┌─ SOURCE MATERIAL

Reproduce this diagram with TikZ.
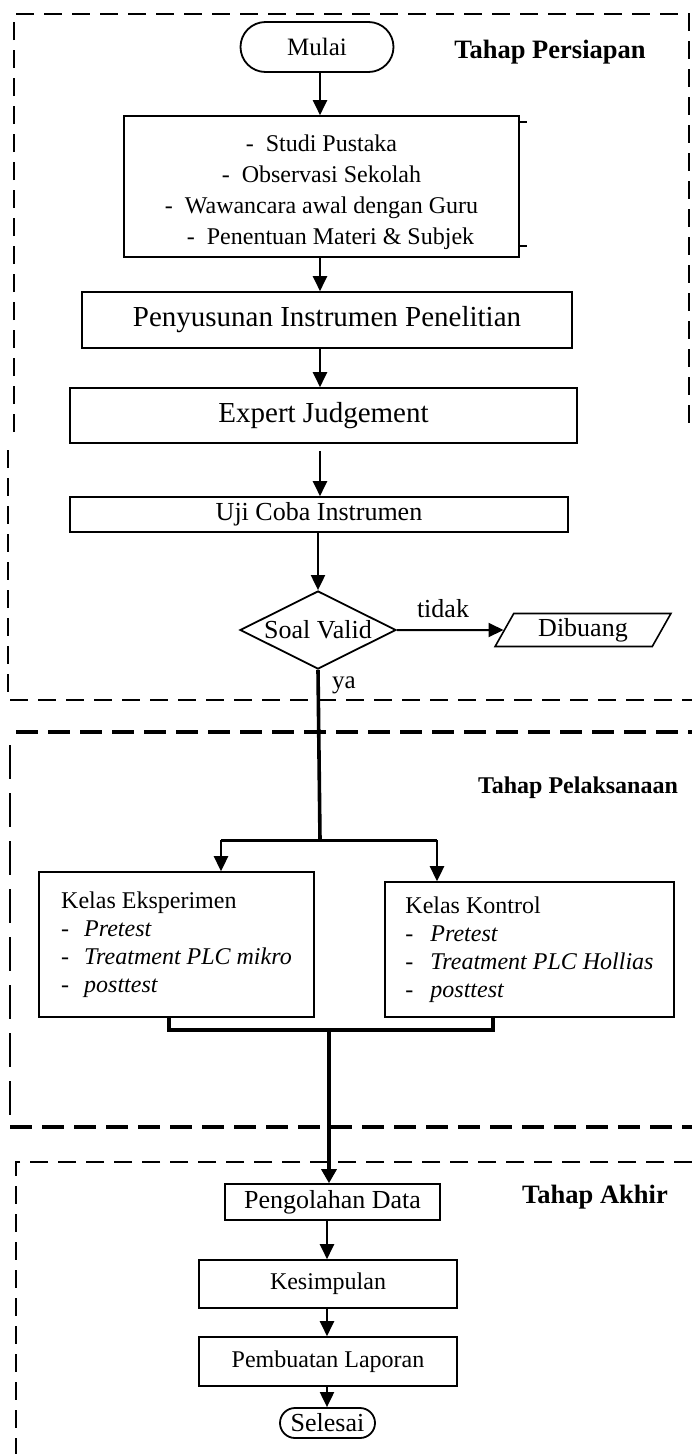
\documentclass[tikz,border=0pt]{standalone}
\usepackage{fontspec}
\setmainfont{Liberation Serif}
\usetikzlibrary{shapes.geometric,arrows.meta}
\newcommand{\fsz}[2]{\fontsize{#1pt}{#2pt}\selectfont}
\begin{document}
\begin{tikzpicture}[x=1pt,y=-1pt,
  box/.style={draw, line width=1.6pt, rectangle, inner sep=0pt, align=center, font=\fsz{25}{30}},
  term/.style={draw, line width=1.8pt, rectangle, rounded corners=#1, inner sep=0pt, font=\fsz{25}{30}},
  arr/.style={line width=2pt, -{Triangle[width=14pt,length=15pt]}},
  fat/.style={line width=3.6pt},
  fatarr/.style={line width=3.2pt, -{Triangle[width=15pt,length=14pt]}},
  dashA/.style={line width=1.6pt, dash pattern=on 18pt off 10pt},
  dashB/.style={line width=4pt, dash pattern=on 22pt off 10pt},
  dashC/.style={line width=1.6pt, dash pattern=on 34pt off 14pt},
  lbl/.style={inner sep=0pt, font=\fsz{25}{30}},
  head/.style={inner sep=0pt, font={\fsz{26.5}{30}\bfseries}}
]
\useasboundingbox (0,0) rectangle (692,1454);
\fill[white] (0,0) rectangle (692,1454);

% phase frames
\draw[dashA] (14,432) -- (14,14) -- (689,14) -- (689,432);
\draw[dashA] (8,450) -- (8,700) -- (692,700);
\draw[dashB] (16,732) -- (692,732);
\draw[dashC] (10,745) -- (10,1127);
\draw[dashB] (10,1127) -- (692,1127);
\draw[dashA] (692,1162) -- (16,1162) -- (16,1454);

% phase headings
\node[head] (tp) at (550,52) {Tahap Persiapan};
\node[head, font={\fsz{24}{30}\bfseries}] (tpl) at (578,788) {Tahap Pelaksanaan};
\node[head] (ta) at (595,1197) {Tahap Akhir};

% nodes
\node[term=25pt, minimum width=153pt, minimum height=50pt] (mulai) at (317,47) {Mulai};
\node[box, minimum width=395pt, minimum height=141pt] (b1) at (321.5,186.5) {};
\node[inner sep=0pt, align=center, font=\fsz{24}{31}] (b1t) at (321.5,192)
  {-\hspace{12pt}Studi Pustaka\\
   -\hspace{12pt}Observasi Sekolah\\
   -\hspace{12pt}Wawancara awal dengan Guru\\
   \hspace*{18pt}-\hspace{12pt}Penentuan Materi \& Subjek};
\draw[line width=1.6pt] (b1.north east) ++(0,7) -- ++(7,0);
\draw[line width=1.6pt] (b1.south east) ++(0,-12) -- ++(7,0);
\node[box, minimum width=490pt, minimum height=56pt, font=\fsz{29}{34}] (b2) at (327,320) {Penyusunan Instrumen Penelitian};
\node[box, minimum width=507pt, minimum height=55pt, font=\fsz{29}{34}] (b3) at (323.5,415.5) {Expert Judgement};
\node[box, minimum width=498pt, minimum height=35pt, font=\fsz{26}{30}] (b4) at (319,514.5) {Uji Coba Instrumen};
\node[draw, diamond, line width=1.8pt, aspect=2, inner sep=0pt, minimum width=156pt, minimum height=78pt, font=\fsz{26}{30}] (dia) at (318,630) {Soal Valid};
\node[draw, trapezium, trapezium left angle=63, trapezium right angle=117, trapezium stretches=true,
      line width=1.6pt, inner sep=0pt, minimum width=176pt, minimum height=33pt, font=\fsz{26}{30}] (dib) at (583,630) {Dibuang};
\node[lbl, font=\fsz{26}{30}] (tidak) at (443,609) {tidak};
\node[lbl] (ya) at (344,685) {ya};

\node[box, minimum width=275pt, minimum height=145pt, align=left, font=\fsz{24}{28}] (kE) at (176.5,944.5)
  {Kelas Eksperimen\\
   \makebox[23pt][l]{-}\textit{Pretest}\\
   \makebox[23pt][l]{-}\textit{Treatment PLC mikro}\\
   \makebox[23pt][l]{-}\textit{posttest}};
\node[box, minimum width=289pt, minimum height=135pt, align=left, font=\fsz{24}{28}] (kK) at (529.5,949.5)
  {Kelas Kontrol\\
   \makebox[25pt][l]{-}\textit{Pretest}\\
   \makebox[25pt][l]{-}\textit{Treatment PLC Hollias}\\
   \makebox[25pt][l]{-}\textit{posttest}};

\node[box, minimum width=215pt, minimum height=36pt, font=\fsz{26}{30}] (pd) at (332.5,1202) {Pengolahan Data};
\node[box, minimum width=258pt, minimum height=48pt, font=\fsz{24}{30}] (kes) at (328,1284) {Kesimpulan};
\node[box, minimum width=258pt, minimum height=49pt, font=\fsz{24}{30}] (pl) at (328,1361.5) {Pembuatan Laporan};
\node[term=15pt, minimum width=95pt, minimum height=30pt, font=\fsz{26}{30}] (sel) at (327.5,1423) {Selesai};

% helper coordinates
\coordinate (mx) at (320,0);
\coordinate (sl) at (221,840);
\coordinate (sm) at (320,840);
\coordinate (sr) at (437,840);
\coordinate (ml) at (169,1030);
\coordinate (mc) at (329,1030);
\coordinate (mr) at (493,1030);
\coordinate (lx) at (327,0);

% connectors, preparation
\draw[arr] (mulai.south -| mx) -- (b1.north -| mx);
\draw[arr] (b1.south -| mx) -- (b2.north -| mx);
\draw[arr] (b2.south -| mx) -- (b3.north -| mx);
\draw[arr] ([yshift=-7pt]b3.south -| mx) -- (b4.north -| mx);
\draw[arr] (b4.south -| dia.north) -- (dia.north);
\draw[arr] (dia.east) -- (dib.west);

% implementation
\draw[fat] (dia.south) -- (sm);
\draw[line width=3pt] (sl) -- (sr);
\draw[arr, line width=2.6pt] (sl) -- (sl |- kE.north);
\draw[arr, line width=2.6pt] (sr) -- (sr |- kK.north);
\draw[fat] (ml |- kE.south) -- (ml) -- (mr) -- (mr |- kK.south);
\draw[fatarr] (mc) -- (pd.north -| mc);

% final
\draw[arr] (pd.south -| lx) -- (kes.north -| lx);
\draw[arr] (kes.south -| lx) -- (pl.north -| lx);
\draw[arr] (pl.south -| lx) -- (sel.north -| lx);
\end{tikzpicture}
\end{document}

└─

WHAT IS BEING ASKED: Exclude every picture and copy the remaining data exactly.

RESPONSE:
Reproduce this diagram with TikZ.
\documentclass[tikz,border=0pt]{standalone}
\usepackage{fontspec}
\setmainfont{Liberation Serif}
\usetikzlibrary{shapes.geometric,arrows.meta}
\newcommand{\fsz}[2]{\fontsize{#1pt}{#2pt}\selectfont}
\begin{document}
\begin{tikzpicture}[x=1pt,y=-1pt,
  box/.style={draw, line width=1.6pt, rectangle, inner sep=0pt, align=center, font=\fsz{25}{30}},
  term/.style={draw, line width=1.8pt, rectangle, rounded corners=#1, inner sep=0pt, font=\fsz{25}{30}},
  arr/.style={line width=2pt, -{Triangle[width=14pt,length=15pt]}},
  fat/.style={line width=3.6pt},
  fatarr/.style={line width=3.2pt, -{Triangle[width=15pt,length=14pt]}},
  dashA/.style={line width=1.6pt, dash pattern=on 18pt off 10pt},
  dashB/.style={line width=4pt, dash pattern=on 22pt off 10pt},
  dashC/.style={line width=1.6pt, dash pattern=on 34pt off 14pt},
  lbl/.style={inner sep=0pt, font=\fsz{25}{30}},
  head/.style={inner sep=0pt, font={\fsz{26.5}{30}\bfseries}}
]
\useasboundingbox (0,0) rectangle (692,1454);
\fill[white] (0,0) rectangle (692,1454);

% phase frames
\draw[dashA] (14,432) -- (14,14) -- (689,14) -- (689,432);
\draw[dashA] (8,450) -- (8,700) -- (692,700);
\draw[dashB] (16,732) -- (692,732);
\draw[dashC] (10,745) -- (10,1127);
\draw[dashB] (10,1127) -- (692,1127);
\draw[dashA] (692,1162) -- (16,1162) -- (16,1454);

% phase headings
\node[head] (tp) at (550,52) {Tahap Persiapan};
\node[head, font={\fsz{24}{30}\bfseries}] (tpl) at (578,788) {Tahap Pelaksanaan};
\node[head] (ta) at (595,1197) {Tahap Akhir};

% nodes
\node[term=25pt, minimum width=153pt, minimum height=50pt] (mulai) at (317,47) {Mulai};
\node[box, minimum width=395pt, minimum height=141pt] (b1) at (321.5,186.5) {};
\node[inner sep=0pt, align=center, font=\fsz{24}{31}] (b1t) at (321.5,192)
  {-\hspace{12pt}Studi Pustaka\\
   -\hspace{12pt}Observasi Sekolah\\
   -\hspace{12pt}Wawancara awal dengan Guru\\
   \hspace*{18pt}-\hspace{12pt}Penentuan Materi \& Subjek};
\draw[line width=1.6pt] (b1.north east) ++(0,7) -- ++(7,0);
\draw[line width=1.6pt] (b1.south east) ++(0,-12) -- ++(7,0);
\node[box, minimum width=490pt, minimum height=56pt, font=\fsz{29}{34}] (b2) at (327,320) {Penyusunan Instrumen Penelitian};
\node[box, minimum width=507pt, minimum height=55pt, font=\fsz{29}{34}] (b3) at (323.5,415.5) {Expert Judgement};
\node[box, minimum width=498pt, minimum height=35pt, font=\fsz{26}{30}] (b4) at (319,514.5) {Uji Coba Instrumen};
\node[draw, diamond, line width=1.8pt, aspect=2, inner sep=0pt, minimum width=156pt, minimum height=78pt, font=\fsz{26}{30}] (dia) at (318,630) {Soal Valid};
\node[draw, trapezium, trapezium left angle=63, trapezium right angle=117, trapezium stretches=true,
      line width=1.6pt, inner sep=0pt, minimum width=176pt, minimum height=33pt, font=\fsz{26}{30}] (dib) at (583,630) {Dibuang};
\node[lbl, font=\fsz{26}{30}] (tidak) at (443,609) {tidak};
\node[lbl] (ya) at (344,685) {ya};

\node[box, minimum width=275pt, minimum height=145pt, align=left, font=\fsz{24}{28}] (kE) at (176.5,944.5)
  {Kelas Eksperimen\\
   \makebox[23pt][l]{-}\textit{Pretest}\\
   \makebox[23pt][l]{-}\textit{Treatment PLC mikro}\\
   \makebox[23pt][l]{-}\textit{posttest}};
\node[box, minimum width=289pt, minimum height=135pt, align=left, font=\fsz{24}{28}] (kK) at (529.5,949.5)
  {Kelas Kontrol\\
   \makebox[25pt][l]{-}\textit{Pretest}\\
   \makebox[25pt][l]{-}\textit{Treatment PLC Hollias}\\
   \makebox[25pt][l]{-}\textit{posttest}};

\node[box, minimum width=215pt, minimum height=36pt, font=\fsz{26}{30}] (pd) at (332.5,1202) {Pengolahan Data};
\node[box, minimum width=258pt, minimum height=48pt, font=\fsz{24}{30}] (kes) at (328,1284) {Kesimpulan};
\node[box, minimum width=258pt, minimum height=49pt, font=\fsz{24}{30}] (pl) at (328,1361.5) {Pembuatan Laporan};
\node[term=15pt, minimum width=95pt, minimum height=30pt, font=\fsz{26}{30}] (sel) at (327.5,1423) {Selesai};

% helper coordinates
\coordinate (mx) at (320,0);
\coordinate (sl) at (221,840);
\coordinate (sm) at (320,840);
\coordinate (sr) at (437,840);
\coordinate (ml) at (169,1030);
\coordinate (mc) at (329,1030);
\coordinate (mr) at (493,1030);
\coordinate (lx) at (327,0);

% connectors, preparation
\draw[arr] (mulai.south -| mx) -- (b1.north -| mx);
\draw[arr] (b1.south -| mx) -- (b2.north -| mx);
\draw[arr] (b2.south -| mx) -- (b3.north -| mx);
\draw[arr] ([yshift=-7pt]b3.south -| mx) -- (b4.north -| mx);
\draw[arr] (b4.south -| dia.north) -- (dia.north);
\draw[arr] (dia.east) -- (dib.west);

% implementation
\draw[fat] (dia.south) -- (sm);
\draw[line width=3pt] (sl) -- (sr);
\draw[arr, line width=2.6pt] (sl) -- (sl |- kE.north);
\draw[arr, line width=2.6pt] (sr) -- (sr |- kK.north);
\draw[fat] (ml |- kE.south) -- (ml) -- (mr) -- (mr |- kK.south);
\draw[fatarr] (mc) -- (pd.north -| mc);

% final
\draw[arr] (pd.south -| lx) -- (kes.north -| lx);
\draw[arr] (kes.south -| lx) -- (pl.north -| lx);
\draw[arr] (pl.south -| lx) -- (sel.north -| lx);
\end{tikzpicture}
\end{document}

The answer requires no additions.